## Your instructions
Copy out the data below as written; omit any images.

## Information supplied
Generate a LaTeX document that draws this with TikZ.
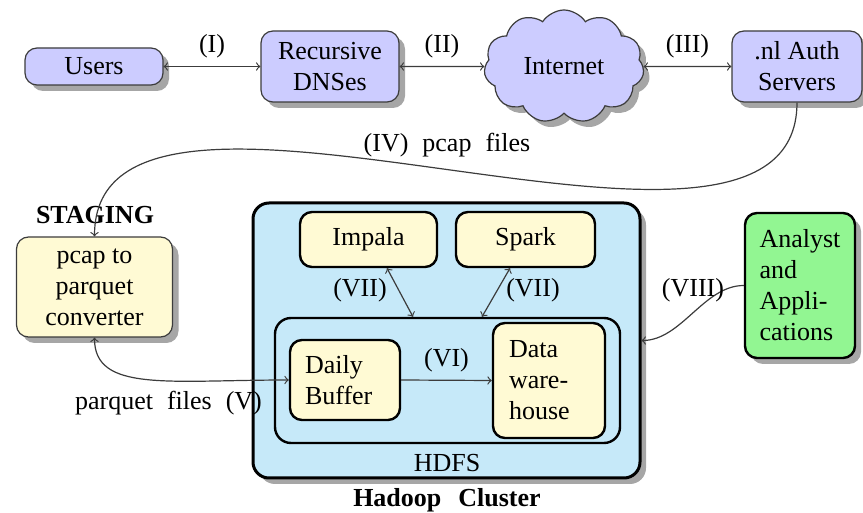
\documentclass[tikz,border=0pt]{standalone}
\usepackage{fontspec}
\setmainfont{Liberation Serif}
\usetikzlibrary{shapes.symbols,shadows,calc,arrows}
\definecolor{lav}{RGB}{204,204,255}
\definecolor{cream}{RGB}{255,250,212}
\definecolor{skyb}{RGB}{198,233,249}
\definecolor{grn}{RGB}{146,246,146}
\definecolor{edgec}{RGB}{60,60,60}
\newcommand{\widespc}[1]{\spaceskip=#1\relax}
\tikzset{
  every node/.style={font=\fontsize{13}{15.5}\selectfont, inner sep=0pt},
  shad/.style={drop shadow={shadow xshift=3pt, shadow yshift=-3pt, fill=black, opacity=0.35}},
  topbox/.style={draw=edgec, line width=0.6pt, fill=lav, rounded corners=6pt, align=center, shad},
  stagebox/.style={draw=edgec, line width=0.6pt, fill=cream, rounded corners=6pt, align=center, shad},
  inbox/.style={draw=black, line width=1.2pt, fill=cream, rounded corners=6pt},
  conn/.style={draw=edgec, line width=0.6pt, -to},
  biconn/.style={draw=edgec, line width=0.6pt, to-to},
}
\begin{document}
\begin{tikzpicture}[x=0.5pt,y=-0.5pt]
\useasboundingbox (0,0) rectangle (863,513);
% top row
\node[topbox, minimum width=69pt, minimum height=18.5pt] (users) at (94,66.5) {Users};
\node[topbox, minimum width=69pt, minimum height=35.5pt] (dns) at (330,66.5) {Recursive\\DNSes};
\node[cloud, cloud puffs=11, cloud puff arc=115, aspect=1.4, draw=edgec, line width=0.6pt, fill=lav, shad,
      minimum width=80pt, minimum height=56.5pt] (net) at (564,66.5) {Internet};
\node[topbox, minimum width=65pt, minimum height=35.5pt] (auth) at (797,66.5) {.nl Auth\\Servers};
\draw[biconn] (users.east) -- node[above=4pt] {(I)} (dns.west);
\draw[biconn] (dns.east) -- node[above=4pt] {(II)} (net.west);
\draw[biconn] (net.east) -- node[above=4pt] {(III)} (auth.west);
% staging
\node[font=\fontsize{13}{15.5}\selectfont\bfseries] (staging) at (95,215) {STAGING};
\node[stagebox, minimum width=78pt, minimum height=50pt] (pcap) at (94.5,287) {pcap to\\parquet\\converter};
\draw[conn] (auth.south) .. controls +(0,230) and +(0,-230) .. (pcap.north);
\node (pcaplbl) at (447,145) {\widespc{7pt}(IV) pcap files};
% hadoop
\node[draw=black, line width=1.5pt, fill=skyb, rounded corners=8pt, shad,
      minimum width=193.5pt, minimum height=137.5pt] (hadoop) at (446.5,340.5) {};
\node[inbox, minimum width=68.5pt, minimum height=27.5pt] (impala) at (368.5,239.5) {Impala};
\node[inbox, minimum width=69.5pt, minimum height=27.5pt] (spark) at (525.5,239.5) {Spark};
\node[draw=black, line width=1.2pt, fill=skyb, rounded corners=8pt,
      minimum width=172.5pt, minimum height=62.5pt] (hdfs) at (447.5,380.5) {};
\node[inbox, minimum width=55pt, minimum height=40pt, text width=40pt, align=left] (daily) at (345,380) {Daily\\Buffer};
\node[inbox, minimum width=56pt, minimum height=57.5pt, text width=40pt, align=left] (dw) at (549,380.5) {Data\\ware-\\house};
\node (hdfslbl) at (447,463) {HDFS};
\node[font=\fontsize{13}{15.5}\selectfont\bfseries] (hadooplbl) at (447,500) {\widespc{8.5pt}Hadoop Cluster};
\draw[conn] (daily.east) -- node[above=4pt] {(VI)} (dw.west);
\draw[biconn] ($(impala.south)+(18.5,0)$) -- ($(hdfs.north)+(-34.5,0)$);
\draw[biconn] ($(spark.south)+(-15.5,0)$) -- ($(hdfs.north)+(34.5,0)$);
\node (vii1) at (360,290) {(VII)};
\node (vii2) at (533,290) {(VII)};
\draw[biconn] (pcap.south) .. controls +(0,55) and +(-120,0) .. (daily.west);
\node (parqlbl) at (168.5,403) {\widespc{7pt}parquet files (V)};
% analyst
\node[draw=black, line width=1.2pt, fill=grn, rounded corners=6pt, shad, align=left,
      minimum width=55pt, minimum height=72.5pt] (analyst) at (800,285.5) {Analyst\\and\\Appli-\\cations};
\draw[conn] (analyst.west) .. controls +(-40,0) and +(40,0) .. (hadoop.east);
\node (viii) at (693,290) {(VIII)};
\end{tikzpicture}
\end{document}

## Finished task
Generate a LaTeX document that draws this with TikZ.
\documentclass[tikz,border=0pt]{standalone}
\usepackage{fontspec}
\setmainfont{Liberation Serif}
\usetikzlibrary{shapes.symbols,shadows,calc,arrows}
\definecolor{lav}{RGB}{204,204,255}
\definecolor{cream}{RGB}{255,250,212}
\definecolor{skyb}{RGB}{198,233,249}
\definecolor{grn}{RGB}{146,246,146}
\definecolor{edgec}{RGB}{60,60,60}
\newcommand{\widespc}[1]{\spaceskip=#1\relax}
\tikzset{
  every node/.style={font=\fontsize{13}{15.5}\selectfont, inner sep=0pt},
  shad/.style={drop shadow={shadow xshift=3pt, shadow yshift=-3pt, fill=black, opacity=0.35}},
  topbox/.style={draw=edgec, line width=0.6pt, fill=lav, rounded corners=6pt, align=center, shad},
  stagebox/.style={draw=edgec, line width=0.6pt, fill=cream, rounded corners=6pt, align=center, shad},
  inbox/.style={draw=black, line width=1.2pt, fill=cream, rounded corners=6pt},
  conn/.style={draw=edgec, line width=0.6pt, -to},
  biconn/.style={draw=edgec, line width=0.6pt, to-to},
}
\begin{document}
\begin{tikzpicture}[x=0.5pt,y=-0.5pt]
\useasboundingbox (0,0) rectangle (863,513);
% top row
\node[topbox, minimum width=69pt, minimum height=18.5pt] (users) at (94,66.5) {Users};
\node[topbox, minimum width=69pt, minimum height=35.5pt] (dns) at (330,66.5) {Recursive\\DNSes};
\node[cloud, cloud puffs=11, cloud puff arc=115, aspect=1.4, draw=edgec, line width=0.6pt, fill=lav, shad,
      minimum width=80pt, minimum height=56.5pt] (net) at (564,66.5) {Internet};
\node[topbox, minimum width=65pt, minimum height=35.5pt] (auth) at (797,66.5) {.nl Auth\\Servers};
\draw[biconn] (users.east) -- node[above=4pt] {(I)} (dns.west);
\draw[biconn] (dns.east) -- node[above=4pt] {(II)} (net.west);
\draw[biconn] (net.east) -- node[above=4pt] {(III)} (auth.west);
% staging
\node[font=\fontsize{13}{15.5}\selectfont\bfseries] (staging) at (95,215) {STAGING};
\node[stagebox, minimum width=78pt, minimum height=50pt] (pcap) at (94.5,287) {pcap to\\parquet\\converter};
\draw[conn] (auth.south) .. controls +(0,230) and +(0,-230) .. (pcap.north);
\node (pcaplbl) at (447,145) {\widespc{7pt}(IV) pcap files};
% hadoop
\node[draw=black, line width=1.5pt, fill=skyb, rounded corners=8pt, shad,
      minimum width=193.5pt, minimum height=137.5pt] (hadoop) at (446.5,340.5) {};
\node[inbox, minimum width=68.5pt, minimum height=27.5pt] (impala) at (368.5,239.5) {Impala};
\node[inbox, minimum width=69.5pt, minimum height=27.5pt] (spark) at (525.5,239.5) {Spark};
\node[draw=black, line width=1.2pt, fill=skyb, rounded corners=8pt,
      minimum width=172.5pt, minimum height=62.5pt] (hdfs) at (447.5,380.5) {};
\node[inbox, minimum width=55pt, minimum height=40pt, text width=40pt, align=left] (daily) at (345,380) {Daily\\Buffer};
\node[inbox, minimum width=56pt, minimum height=57.5pt, text width=40pt, align=left] (dw) at (549,380.5) {Data\\ware-\\house};
\node (hdfslbl) at (447,463) {HDFS};
\node[font=\fontsize{13}{15.5}\selectfont\bfseries] (hadooplbl) at (447,500) {\widespc{8.5pt}Hadoop Cluster};
\draw[conn] (daily.east) -- node[above=4pt] {(VI)} (dw.west);
\draw[biconn] ($(impala.south)+(18.5,0)$) -- ($(hdfs.north)+(-34.5,0)$);
\draw[biconn] ($(spark.south)+(-15.5,0)$) -- ($(hdfs.north)+(34.5,0)$);
\node (vii1) at (360,290) {(VII)};
\node (vii2) at (533,290) {(VII)};
\draw[biconn] (pcap.south) .. controls +(0,55) and +(-120,0) .. (daily.west);
\node (parqlbl) at (168.5,403) {\widespc{7pt}parquet files (V)};
% analyst
\node[draw=black, line width=1.2pt, fill=grn, rounded corners=6pt, shad, align=left,
      minimum width=55pt, minimum height=72.5pt] (analyst) at (800,285.5) {Analyst\\and\\Appli-\\cations};
\draw[conn] (analyst.west) .. controls +(-40,0) and +(40,0) .. (hadoop.east);
\node (viii) at (693,290) {(VIII)};
\end{tikzpicture}
\end{document}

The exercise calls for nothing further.